▸ Work instructions
Write out the entries below once more, exactly.

▸ Data in this exercise
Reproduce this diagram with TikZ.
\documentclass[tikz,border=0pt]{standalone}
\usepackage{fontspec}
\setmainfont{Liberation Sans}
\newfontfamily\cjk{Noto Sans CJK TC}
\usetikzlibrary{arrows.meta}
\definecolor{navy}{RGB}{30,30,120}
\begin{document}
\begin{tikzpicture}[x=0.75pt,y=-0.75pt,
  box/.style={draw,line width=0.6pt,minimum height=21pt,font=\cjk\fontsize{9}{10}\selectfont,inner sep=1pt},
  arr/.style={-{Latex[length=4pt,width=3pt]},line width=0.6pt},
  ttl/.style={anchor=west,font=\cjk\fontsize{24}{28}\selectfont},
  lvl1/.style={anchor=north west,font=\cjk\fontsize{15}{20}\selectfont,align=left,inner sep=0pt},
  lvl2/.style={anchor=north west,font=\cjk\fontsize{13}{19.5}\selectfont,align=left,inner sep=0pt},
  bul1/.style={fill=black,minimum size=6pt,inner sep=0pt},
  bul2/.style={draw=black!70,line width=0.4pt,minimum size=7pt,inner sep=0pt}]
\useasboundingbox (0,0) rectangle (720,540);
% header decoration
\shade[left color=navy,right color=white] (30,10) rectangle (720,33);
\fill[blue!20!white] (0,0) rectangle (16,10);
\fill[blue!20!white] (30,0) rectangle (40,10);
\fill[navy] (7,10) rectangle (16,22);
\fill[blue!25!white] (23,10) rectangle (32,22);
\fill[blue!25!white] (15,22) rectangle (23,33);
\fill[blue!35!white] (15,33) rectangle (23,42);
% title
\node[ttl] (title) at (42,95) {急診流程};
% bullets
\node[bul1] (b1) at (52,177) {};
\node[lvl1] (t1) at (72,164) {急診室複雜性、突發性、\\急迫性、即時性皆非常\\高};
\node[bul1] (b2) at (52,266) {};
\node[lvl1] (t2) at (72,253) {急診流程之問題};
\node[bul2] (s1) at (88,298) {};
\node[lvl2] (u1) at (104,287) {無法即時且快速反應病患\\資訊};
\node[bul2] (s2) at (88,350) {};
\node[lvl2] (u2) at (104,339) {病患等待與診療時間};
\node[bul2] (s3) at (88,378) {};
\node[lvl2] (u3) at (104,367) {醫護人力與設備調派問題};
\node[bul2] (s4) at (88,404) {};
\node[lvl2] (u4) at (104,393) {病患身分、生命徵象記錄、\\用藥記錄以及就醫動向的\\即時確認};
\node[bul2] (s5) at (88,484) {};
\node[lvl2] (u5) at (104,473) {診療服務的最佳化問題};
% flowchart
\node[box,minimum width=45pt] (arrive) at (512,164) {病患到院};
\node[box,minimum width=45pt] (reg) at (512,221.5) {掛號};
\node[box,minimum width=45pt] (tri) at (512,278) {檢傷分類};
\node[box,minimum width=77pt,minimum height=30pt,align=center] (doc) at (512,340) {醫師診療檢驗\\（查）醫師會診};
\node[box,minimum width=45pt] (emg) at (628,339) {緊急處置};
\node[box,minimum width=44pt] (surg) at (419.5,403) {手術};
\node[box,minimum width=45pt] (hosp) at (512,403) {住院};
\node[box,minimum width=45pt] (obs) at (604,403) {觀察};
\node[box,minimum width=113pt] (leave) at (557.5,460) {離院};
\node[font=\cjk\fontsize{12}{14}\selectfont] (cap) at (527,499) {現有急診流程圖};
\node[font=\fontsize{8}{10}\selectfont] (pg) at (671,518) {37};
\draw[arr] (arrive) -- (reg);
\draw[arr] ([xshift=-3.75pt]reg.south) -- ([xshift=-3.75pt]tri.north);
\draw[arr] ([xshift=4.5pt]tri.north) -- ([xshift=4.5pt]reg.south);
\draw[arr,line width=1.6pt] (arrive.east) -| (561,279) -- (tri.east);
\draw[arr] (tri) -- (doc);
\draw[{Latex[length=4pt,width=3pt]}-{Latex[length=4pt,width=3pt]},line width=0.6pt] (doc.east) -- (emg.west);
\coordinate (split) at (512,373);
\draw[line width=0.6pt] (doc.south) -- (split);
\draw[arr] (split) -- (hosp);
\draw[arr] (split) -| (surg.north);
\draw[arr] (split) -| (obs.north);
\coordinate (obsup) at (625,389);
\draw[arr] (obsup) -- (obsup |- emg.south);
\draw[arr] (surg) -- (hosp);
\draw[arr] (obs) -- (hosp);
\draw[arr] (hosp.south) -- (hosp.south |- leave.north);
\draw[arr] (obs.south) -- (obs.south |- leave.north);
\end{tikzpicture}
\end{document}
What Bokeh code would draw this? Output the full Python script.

▸ Exercise answer
Reproduce this diagram with TikZ.
\documentclass[tikz,border=0pt]{standalone}
\usepackage{fontspec}
\setmainfont{Liberation Sans}
\newfontfamily\cjk{Noto Sans CJK TC}
\usetikzlibrary{arrows.meta}
\definecolor{navy}{RGB}{30,30,120}
\begin{document}
\begin{tikzpicture}[x=0.75pt,y=-0.75pt,
  box/.style={draw,line width=0.6pt,minimum height=21pt,font=\cjk\fontsize{9}{10}\selectfont,inner sep=1pt},
  arr/.style={-{Latex[length=4pt,width=3pt]},line width=0.6pt},
  ttl/.style={anchor=west,font=\cjk\fontsize{24}{28}\selectfont},
  lvl1/.style={anchor=north west,font=\cjk\fontsize{15}{20}\selectfont,align=left,inner sep=0pt},
  lvl2/.style={anchor=north west,font=\cjk\fontsize{13}{19.5}\selectfont,align=left,inner sep=0pt},
  bul1/.style={fill=black,minimum size=6pt,inner sep=0pt},
  bul2/.style={draw=black!70,line width=0.4pt,minimum size=7pt,inner sep=0pt}]
\useasboundingbox (0,0) rectangle (720,540);
% header decoration
\shade[left color=navy,right color=white] (30,10) rectangle (720,33);
\fill[blue!20!white] (0,0) rectangle (16,10);
\fill[blue!20!white] (30,0) rectangle (40,10);
\fill[navy] (7,10) rectangle (16,22);
\fill[blue!25!white] (23,10) rectangle (32,22);
\fill[blue!25!white] (15,22) rectangle (23,33);
\fill[blue!35!white] (15,33) rectangle (23,42);
% title
\node[ttl] (title) at (42,95) {急診流程};
% bullets
\node[bul1] (b1) at (52,177) {};
\node[lvl1] (t1) at (72,164) {急診室複雜性、突發性、\\急迫性、即時性皆非常\\高};
\node[bul1] (b2) at (52,266) {};
\node[lvl1] (t2) at (72,253) {急診流程之問題};
\node[bul2] (s1) at (88,298) {};
\node[lvl2] (u1) at (104,287) {無法即時且快速反應病患\\資訊};
\node[bul2] (s2) at (88,350) {};
\node[lvl2] (u2) at (104,339) {病患等待與診療時間};
\node[bul2] (s3) at (88,378) {};
\node[lvl2] (u3) at (104,367) {醫護人力與設備調派問題};
\node[bul2] (s4) at (88,404) {};
\node[lvl2] (u4) at (104,393) {病患身分、生命徵象記錄、\\用藥記錄以及就醫動向的\\即時確認};
\node[bul2] (s5) at (88,484) {};
\node[lvl2] (u5) at (104,473) {診療服務的最佳化問題};
% flowchart
\node[box,minimum width=45pt] (arrive) at (512,164) {病患到院};
\node[box,minimum width=45pt] (reg) at (512,221.5) {掛號};
\node[box,minimum width=45pt] (tri) at (512,278) {檢傷分類};
\node[box,minimum width=77pt,minimum height=30pt,align=center] (doc) at (512,340) {醫師診療檢驗\\（查）醫師會診};
\node[box,minimum width=45pt] (emg) at (628,339) {緊急處置};
\node[box,minimum width=44pt] (surg) at (419.5,403) {手術};
\node[box,minimum width=45pt] (hosp) at (512,403) {住院};
\node[box,minimum width=45pt] (obs) at (604,403) {觀察};
\node[box,minimum width=113pt] (leave) at (557.5,460) {離院};
\node[font=\cjk\fontsize{12}{14}\selectfont] (cap) at (527,499) {現有急診流程圖};
\node[font=\fontsize{8}{10}\selectfont] (pg) at (671,518) {37};
\draw[arr] (arrive) -- (reg);
\draw[arr] ([xshift=-3.75pt]reg.south) -- ([xshift=-3.75pt]tri.north);
\draw[arr] ([xshift=4.5pt]tri.north) -- ([xshift=4.5pt]reg.south);
\draw[arr,line width=1.6pt] (arrive.east) -| (561,279) -- (tri.east);
\draw[arr] (tri) -- (doc);
\draw[{Latex[length=4pt,width=3pt]}-{Latex[length=4pt,width=3pt]},line width=0.6pt] (doc.east) -- (emg.west);
\coordinate (split) at (512,373);
\draw[line width=0.6pt] (doc.south) -- (split);
\draw[arr] (split) -- (hosp);
\draw[arr] (split) -| (surg.north);
\draw[arr] (split) -| (obs.north);
\coordinate (obsup) at (625,389);
\draw[arr] (obsup) -- (obsup |- emg.south);
\draw[arr] (surg) -- (hosp);
\draw[arr] (obs) -- (hosp);
\draw[arr] (hosp.south) -- (hosp.south |- leave.north);
\draw[arr] (obs.south) -- (obs.south |- leave.north);
\end{tikzpicture}
\end{document}
What Bokeh code would draw this? Output the full Python script.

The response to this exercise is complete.